Most of us tolerate the problem because we don’t really think about it. Not Amazon. This week the company was issued US patent number 10,477,585 for a system that coordinates the heating element of the microwave (the magnetron) with the home’s Wi-Fi network.
How does it work? Basically by employing a system where the microwave oven and Wi-Fi network coordinate network traffic around the magnetron’s on-off cycle.
From the patent: the “wireless communication device (e.g., the microwave oven itself, a speech interface device in the environment of the microwave oven, etc.) may determine if the magnetron of the microwave oven is operating, and, if the magnetron is operating, a coordination mechanism can be implemented to send data wirelessly in the environment during the magnetron’s off period, and to cease sending the data in the environment during the magnetron’s on period.”
So why would Amazon care about coordinating our microwave ovens with local digital communication traffic?

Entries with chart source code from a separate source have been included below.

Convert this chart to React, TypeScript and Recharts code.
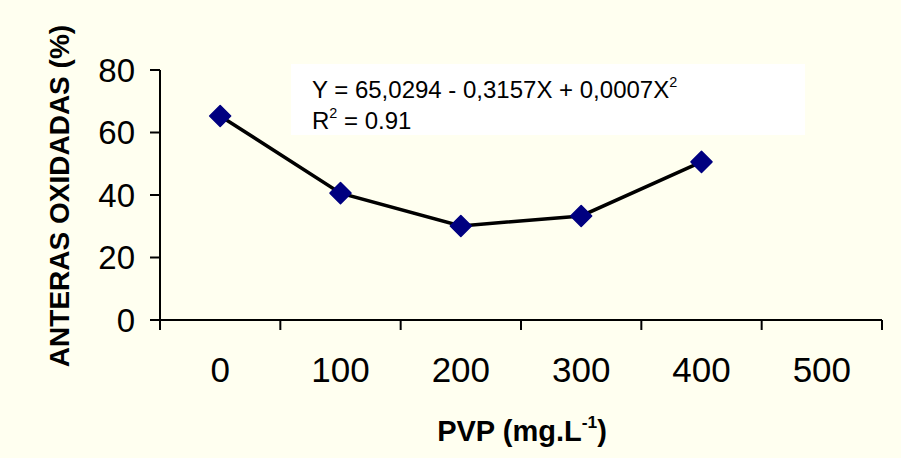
import { Line, LineChart, XAxis, YAxis } from "recharts";

// PVP dose (mg/L) vs. oxidised anthers (%)
const doses = [0, 100, 200, 300, 400];
const oxidised = [65.3, 40.6, 30.1, 33.3, 50.6];
const xTicks = [0, 100, 200, 300, 400, 500];
const yTicks = [0, 20, 40, 60, 80];

const data = doses.map((d, i) => ({ pvp: d, value: oxidised[i] }));

const FONT = "'Liberation Sans', Arial, sans-serif";
const BG = "#FFFFF0";
const NAVY = "#000080";
const PLOT_W = 722;

// category-style axis: label in the middle, tick marks on the band edges
function XTick(props: any) {
  const { x, y, payload, index } = props;
  const w = typeof props.width === "number" && props.width > 100 ? props.width : PLOT_W;
  const half = w / 12;
  const last = index === xTicks.length - 1;
  return (
    <g>
      <line x1={x - half} x2={x - half} y1={y - 10} y2={y} stroke="#000" strokeWidth={2} />
      {last && <line x1={x + half} x2={x + half} y1={y - 10} y2={y} stroke="#000" strokeWidth={2} />}
      <text x={x} y={y + 52} textAnchor="middle" fontFamily={FONT} fontSize={35} fill="#000">
        {payload.value}
      </text>
    </g>
  );
}

function Diamond(props: any) {
  const { cx, cy } = props;
  if (cx == null || cy == null) return null;
  const r = 10.5;
  return (
    <polygon
      points={`${cx},${cy - r} ${cx + r},${cy} ${cx},${cy + r} ${cx - r},${cy}`}
      fill={NAVY}
      stroke={NAVY}
      strokeWidth={1.5}
      strokeLinejoin="round"
    />
  );
}

const sup = { fontSize: "0.6em", position: "relative" as const, top: "-0.75em" };

export default function App() {
  return (
    <div style={{ position: "absolute", left: 0, top: 0, width: 901, height: 458, background: BG, fontFamily: FONT }}>
      <LineChart width={901} height={458} data={data} margin={{ top: 70, right: 19, bottom: 0, left: 80 }}>
        <XAxis
          type="number"
          dataKey="pvp"
          domain={[-50, 550]}
          ticks={xTicks}
          interval={0}
          height={138}
          tickLine={false}
          tickSize={10}
          tickMargin={0}
          axisLine={{ stroke: "#000", strokeWidth: 2 }}
          tick={<XTick />}
        />
        <YAxis
          type="number"
          domain={[0, 80]}
          ticks={yTicks}
          interval={0}
          width={80}
          tickSize={10}
          tickMargin={15}
          axisLine={{ stroke: "#000", strokeWidth: 2 }}
          tickLine={{ stroke: "#000", strokeWidth: 2 }}
          tick={{ fill: "#000", fontSize: 33, fontFamily: FONT }}
        />
        <Line
          type="linear"
          dataKey="value"
          stroke="#000"
          strokeWidth={3.5}
          dot={<Diamond />}
          activeDot={false}
          isAnimationActive={false}
        />
      </LineChart>

      {/* regression box */}
      <div
        style={{
          position: "absolute",
          left: 291,
          top: 64,
          width: 514,
          height: 71,
          background: "#FFFFFF",
          boxSizing: "border-box",
          paddingLeft: 21,
          paddingTop: 12,
          fontSize: 24,
          lineHeight: "28px",
          color: "#000",
          whiteSpace: "nowrap",
        }}
      >
        <div>
          Y = 65,0294 - 0,3157X + 0,0007X<span style={sup}>2</span>
        </div>
        <div>
          R<span style={sup}>2</span> = 0.91
        </div>
      </div>

      {/* y title */}
      <div
        style={{
          position: "absolute",
          left: 60 - 200,
          top: 196 - 14,
          width: 400,
          height: 28,
          lineHeight: "28px",
          textAlign: "center",
          fontSize: 28,
          fontWeight: "bold",
          color: "#000",
          transform: "rotate(-90deg)",
          whiteSpace: "nowrap",
        }}
      >
        ANTERAS OXIDADAS (%)
      </div>

      {/* x title */}
      <div
        style={{
          position: "absolute",
          left: 522 - 200,
          top: 431 - 14,
          width: 400,
          height: 28,
          lineHeight: "28px",
          textAlign: "center",
          fontSize: 29,
          fontWeight: "bold",
          color: "#000",
          whiteSpace: "nowrap",
        }}
      >
        PVP (mg.L<span style={sup}>-1</span>)
      </div>
    </div>
  );
}
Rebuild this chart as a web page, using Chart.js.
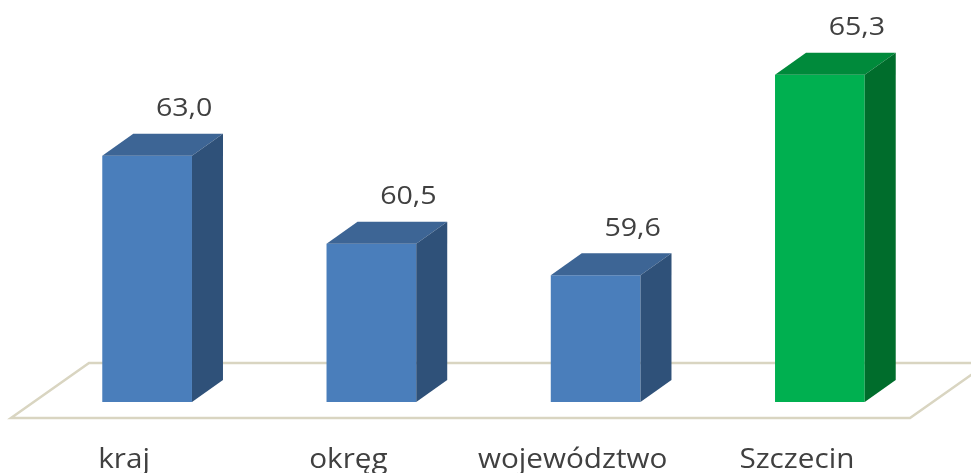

Maybe in part to make sure the company’s tens of millions of Wi-Fi devices in our homes in the form of Alexa-powered Echos and Ring doorbells work well together. The company also has its own microwave oven product (as well as a new multifunction smart oven), so it’s not too much of a stretch to see the company implementing this technology in its own products as a potential differentiator.
In the end, it’s hard to say whether Amazon will ever even put this patent to use. The company is a prolific researcher and patent filer, and while the bulk of its patents have to do with things like cloud computing, drones and artificial intelligence, every now and then one of their patents is of a more domestic nature. But, like with the Seattle giant’s other patents like the electronic nose in a refrigerator or a smart garden, it sure is fun to speculate.
*Sure, network nerds will note that many Wi-Fi networks nowadays operate in a higher, less-cluttered frequency in the 5GHz radio band, but most Wi-Fi gear is dual-mode and still operate periodically in the 2.4 GHz band.